For decades, there has been major confusion regarding what waters are regulated under the Clean Water Act.
The United States Supreme Court can change this by agreeing to hear a case brought by the Pacific Legal Foundation. In its petition asking the court to hear the case, Sackett v. Environmental Protection Agency, the Pacific Legal Foundation presents a simple question: should United States v. Rapanos be revisited to adopt the plurality opinion’s standard for regulated wetlands?
In 2006, the late Justice Antonin Scalia in Rapanos provided much-needed clarity on what waters are covered under the Clean Water Act, and specifically what waters, including wetlands, should be considered “waters of the United States” (informally known as WOTUS) under the Clean Water Act. This definition is extremely important because it clarifies what waters the EPA and U.S. Army Corps of Engineers have jurisdiction over under the law.
Unfortunately, Scalia’s opinion in Rapanos was a plurality opinion, not getting the necessary five votes for a majority. As a result, the Supreme Court wasn’t able to provide the clarity it could have 15 years ago.
Now the Supreme Court gets a chance to fix this. And it is something that definitely needs to be fixed.
Private property owners remain confused as to what waters are regulated because the EPA and U.S. Army Corps of Engineers have been all over the place when it comes to defining WOTUS.
This isn’t a new phenomenon. The Rapanos case, like Solid Waste Agency of Northern Cook County v. United States Army Corps of Engineers, just five years earlier in 2001, focused on overreaching federal efforts to try and regulate waters. In both cases, the Supreme Court struck down the overreach.
Since 2015, there have been four different WOTUS regulatory proposals. In 2015, there was the Obama administration’s Clean Water Rule. The Trump administration rightfully repealed that rule and recodified regulations that existed before the 2015 rule (regulations that were also a mess), until it finalized its own WOTUS rule. In 2020, the Trump administration finalized the Navigable Waters Protection Rule.
In December, the Biden administration proposed another rule, which it has said is just temporary until it comes out with its own WOTUS rule. This “temporary” rule didn’t simply recodify the already confusing regulatory text before the 2015 rule, but, making things even more complicated, it is in fact a new rule altogether. As the Biden administration explains, this temporary rule is “updated to reflect consideration of Supreme Court decisions.”
But figuring out what it means to properly reflect Supreme Court decisions is a fundamental question, one in which the agencies across administrations have been unable to properly address, based on court opinions.

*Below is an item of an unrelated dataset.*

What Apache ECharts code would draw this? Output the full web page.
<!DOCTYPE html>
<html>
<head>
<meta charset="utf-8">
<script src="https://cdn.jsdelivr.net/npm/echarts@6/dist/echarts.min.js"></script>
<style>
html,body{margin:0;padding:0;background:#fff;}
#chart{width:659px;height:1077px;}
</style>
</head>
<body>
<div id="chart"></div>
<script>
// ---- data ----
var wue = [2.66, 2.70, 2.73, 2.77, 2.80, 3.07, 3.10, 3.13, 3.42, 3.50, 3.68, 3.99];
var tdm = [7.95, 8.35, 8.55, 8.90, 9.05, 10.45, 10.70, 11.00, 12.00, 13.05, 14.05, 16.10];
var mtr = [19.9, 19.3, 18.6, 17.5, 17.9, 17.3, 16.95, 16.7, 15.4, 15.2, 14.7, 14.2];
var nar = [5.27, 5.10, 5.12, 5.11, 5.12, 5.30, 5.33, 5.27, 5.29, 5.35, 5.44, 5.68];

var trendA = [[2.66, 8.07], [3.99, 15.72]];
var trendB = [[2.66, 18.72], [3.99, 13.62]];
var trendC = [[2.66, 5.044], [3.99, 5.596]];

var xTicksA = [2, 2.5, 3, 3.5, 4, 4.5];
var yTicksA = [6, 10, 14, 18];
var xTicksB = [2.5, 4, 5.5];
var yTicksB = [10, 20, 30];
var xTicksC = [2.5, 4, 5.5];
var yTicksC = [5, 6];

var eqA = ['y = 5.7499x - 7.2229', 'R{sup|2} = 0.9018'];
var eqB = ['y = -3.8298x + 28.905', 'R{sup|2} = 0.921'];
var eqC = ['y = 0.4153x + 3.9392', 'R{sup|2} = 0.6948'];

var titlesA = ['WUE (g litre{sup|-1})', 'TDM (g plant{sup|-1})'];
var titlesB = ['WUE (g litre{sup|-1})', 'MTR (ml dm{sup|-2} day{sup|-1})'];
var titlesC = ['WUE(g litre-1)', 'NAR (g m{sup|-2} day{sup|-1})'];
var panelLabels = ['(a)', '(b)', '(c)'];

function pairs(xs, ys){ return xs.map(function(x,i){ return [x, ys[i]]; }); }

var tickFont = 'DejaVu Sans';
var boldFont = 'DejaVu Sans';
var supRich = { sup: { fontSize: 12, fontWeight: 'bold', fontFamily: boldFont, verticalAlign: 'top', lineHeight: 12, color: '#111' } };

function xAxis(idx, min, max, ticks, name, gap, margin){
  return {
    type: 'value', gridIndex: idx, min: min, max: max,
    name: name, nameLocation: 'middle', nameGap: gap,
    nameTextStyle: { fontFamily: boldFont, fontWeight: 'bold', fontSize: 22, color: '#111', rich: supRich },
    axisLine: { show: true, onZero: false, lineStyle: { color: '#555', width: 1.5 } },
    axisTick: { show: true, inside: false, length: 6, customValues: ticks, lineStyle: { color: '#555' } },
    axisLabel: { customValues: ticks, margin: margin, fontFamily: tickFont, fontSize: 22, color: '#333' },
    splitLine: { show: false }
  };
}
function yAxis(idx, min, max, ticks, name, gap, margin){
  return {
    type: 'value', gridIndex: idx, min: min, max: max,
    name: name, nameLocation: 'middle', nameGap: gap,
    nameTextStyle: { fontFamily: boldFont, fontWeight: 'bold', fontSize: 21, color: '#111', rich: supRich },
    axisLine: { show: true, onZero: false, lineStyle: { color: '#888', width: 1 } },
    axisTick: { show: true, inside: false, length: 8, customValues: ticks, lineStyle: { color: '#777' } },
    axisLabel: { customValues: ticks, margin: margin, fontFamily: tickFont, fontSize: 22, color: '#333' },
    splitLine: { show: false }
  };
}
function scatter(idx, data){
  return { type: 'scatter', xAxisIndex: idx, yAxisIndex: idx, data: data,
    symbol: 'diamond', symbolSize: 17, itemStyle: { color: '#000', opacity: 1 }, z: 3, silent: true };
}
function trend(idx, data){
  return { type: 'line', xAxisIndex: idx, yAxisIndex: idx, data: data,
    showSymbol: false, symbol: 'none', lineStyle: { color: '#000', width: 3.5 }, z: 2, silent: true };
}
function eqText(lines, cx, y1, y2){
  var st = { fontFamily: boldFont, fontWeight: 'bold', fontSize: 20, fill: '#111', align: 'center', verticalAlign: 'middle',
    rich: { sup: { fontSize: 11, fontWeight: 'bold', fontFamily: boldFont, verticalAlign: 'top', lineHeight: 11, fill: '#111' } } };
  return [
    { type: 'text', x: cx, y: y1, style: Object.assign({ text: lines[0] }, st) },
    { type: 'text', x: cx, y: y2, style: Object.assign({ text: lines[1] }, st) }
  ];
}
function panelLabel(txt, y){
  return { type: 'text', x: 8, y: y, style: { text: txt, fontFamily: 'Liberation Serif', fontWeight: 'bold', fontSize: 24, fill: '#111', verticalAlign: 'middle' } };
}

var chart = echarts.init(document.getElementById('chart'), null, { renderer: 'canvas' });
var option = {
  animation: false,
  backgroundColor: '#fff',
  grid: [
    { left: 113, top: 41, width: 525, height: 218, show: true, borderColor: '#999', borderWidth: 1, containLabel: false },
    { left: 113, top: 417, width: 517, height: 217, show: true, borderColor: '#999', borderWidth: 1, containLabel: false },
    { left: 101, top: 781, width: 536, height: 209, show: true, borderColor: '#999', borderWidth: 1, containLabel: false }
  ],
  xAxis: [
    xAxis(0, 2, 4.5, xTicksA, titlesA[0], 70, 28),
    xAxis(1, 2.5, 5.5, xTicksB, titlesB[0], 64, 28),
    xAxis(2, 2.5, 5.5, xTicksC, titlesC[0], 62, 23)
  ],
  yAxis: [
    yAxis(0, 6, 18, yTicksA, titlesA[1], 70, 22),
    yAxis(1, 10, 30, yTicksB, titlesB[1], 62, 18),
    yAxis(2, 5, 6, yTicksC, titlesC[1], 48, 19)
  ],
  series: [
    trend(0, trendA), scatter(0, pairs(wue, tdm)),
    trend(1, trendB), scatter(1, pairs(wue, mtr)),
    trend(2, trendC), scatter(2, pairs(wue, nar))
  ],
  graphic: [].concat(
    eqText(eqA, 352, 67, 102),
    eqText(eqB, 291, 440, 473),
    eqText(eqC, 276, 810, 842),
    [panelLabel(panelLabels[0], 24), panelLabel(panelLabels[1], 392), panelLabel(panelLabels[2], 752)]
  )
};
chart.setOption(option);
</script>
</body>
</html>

There’s no reason to think anything will be different for the Biden administration.
In fact, given the Biden administration’s likely expansive interpretation of WOTUS, it will almost certainly be another federal overreach problem that the courts will have to strike down.
So, the question is, why should the Supreme Court take up this case?
By clarifying that the standard for WOTUS, including wetlands, should be based on Scalia’s plurality opinion in Rapanos, the Supreme Court will ensure that the agencies have the clear guidance they need to develop a WOTUS regulatory definition that does properly reflect Supreme Court decisions, the Clean Water Act, and the Constitution. Absent this, there will be continued confusion.
The court also has a chance to finish what it started in 2006. It doesn’t have to reinvent the wheel. Scalia, in his Rapanos plurality opinion, signed on to by Chief Justice John Robert, Justice Samuel Alito, and Justice Clarence Thomas, provides the answer as to what WOTUS should mean. It does so in a manner that is workable and clear, and consistent with the Clean Water Act and the U.S. Constitution.
Given the regulatory mess that exists when it comes to WOTUS and will exist until the Supreme Court takes up the issue, the Sackett case provides a very simple means for the court to resolve the issue once and for all.
As a result, it will help to provide much-needed clarity for property owners and the federal agencies themselves. This won’t just be valuable to farmers who want to grow crops, local government that want to build ditches, or families who want to build their dream homes. It will also be critical for protecting the environment, as the agencies spend less time figuring out what waters are covered and instead spend their time on protecting the waters that are covered.
Hopefully, the Supreme Court will take advantage of this unique opportunity.